This book has an “old-style-mystery” feel to it.
Manfred Baumann lives in the small French town of Saint-Louis. He is a shy loner with a routine life, and a man with a secret past. After he is suspected of being involved with the disappearance of waitress Adele Bedeau, he becomes paranoid about what others are thinking and saying about him. Georges Gorski is the detective investigating the case, and Manfred feels that Georges will find out about his secret.

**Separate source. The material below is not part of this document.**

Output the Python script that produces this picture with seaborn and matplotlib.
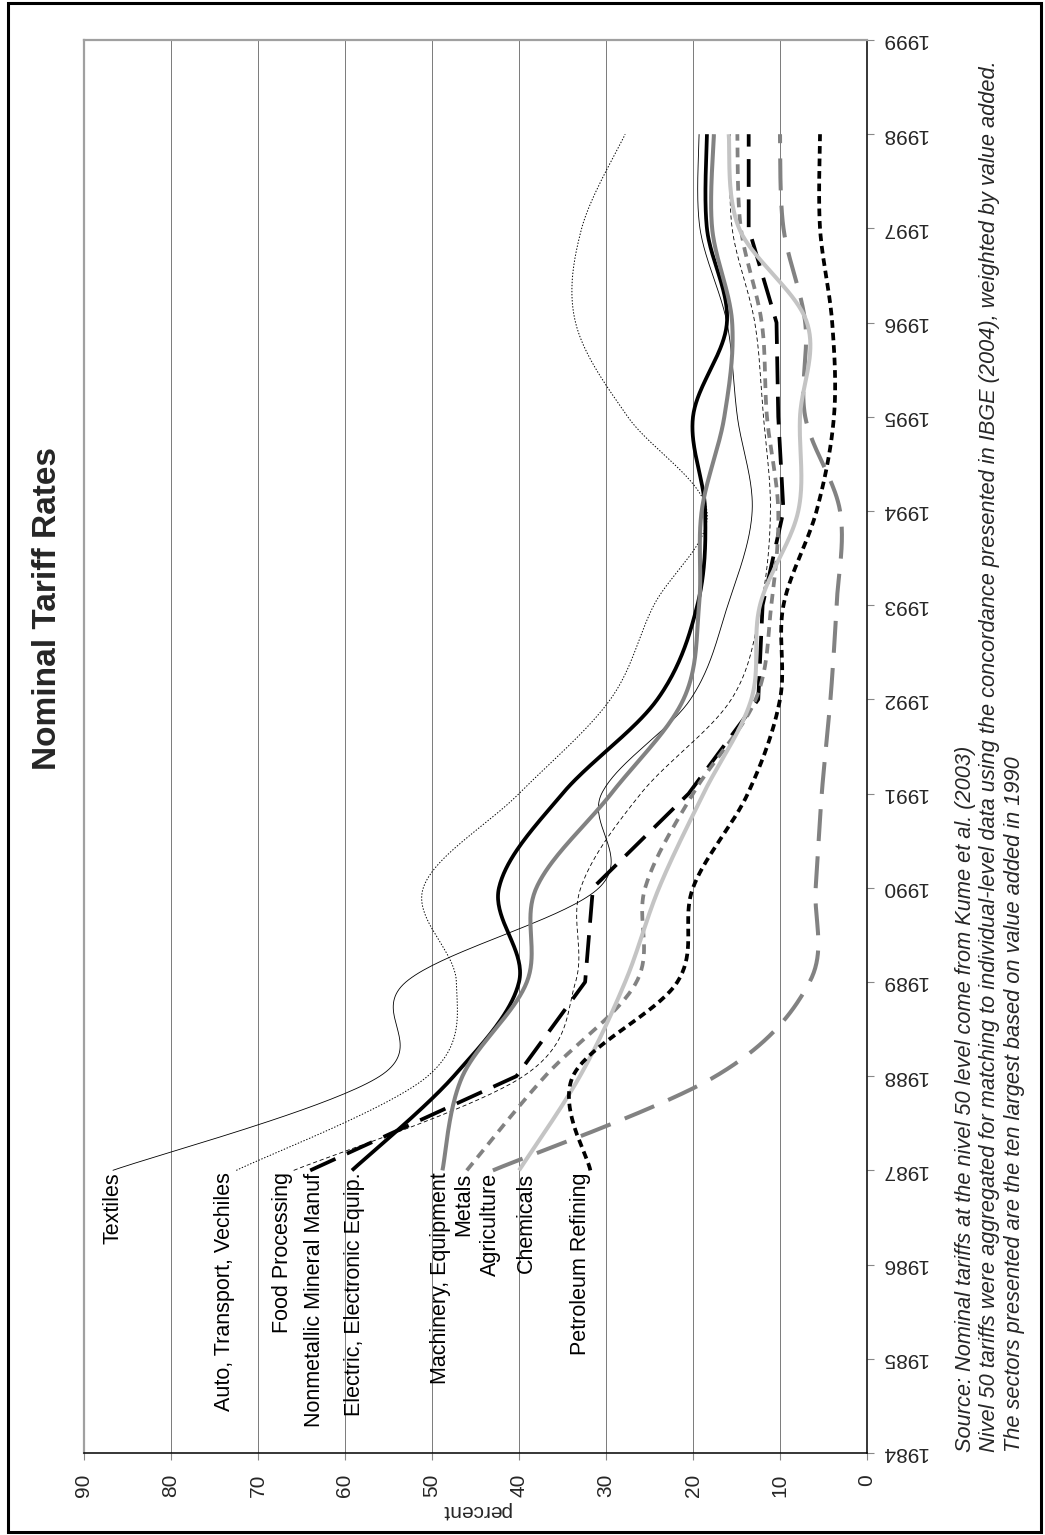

“People loved nothing more than a murder on their doorstep, preferably a bloody and vicious murder. The idea that something dramatic had happened in their midst lent a passing thrill to their lives.”
“He gives me the creeps.”
“Gorski was used to being lied to. People lied as a matter of course and even when their lies were shown to be implausible, they were stubborn … What interested him was not so much the fact that someone lied, but how they behaved when they did so. Often people would reach for their cigarettes or become suddenly distracted by some irrelevant activity. They became incapable of maintaining eye contact. Women toyed with their hair. Men fingered their beards or moustaches.”~Quotes from “The Disappearance of Adele Bedeau” by Graeme Macrae Burnet
- NPR: “If you’re looking for a stylish, atmospheric mystery with a startling twist, look no further: The Disappearance of Adèle Bedeau by Graeme Macrae Burnet will be your cup of strong Continental coffee.”
- Kirkus: “Dreary but worth reading for its insight into its sad, flawed, and sometimes-repellent characters.”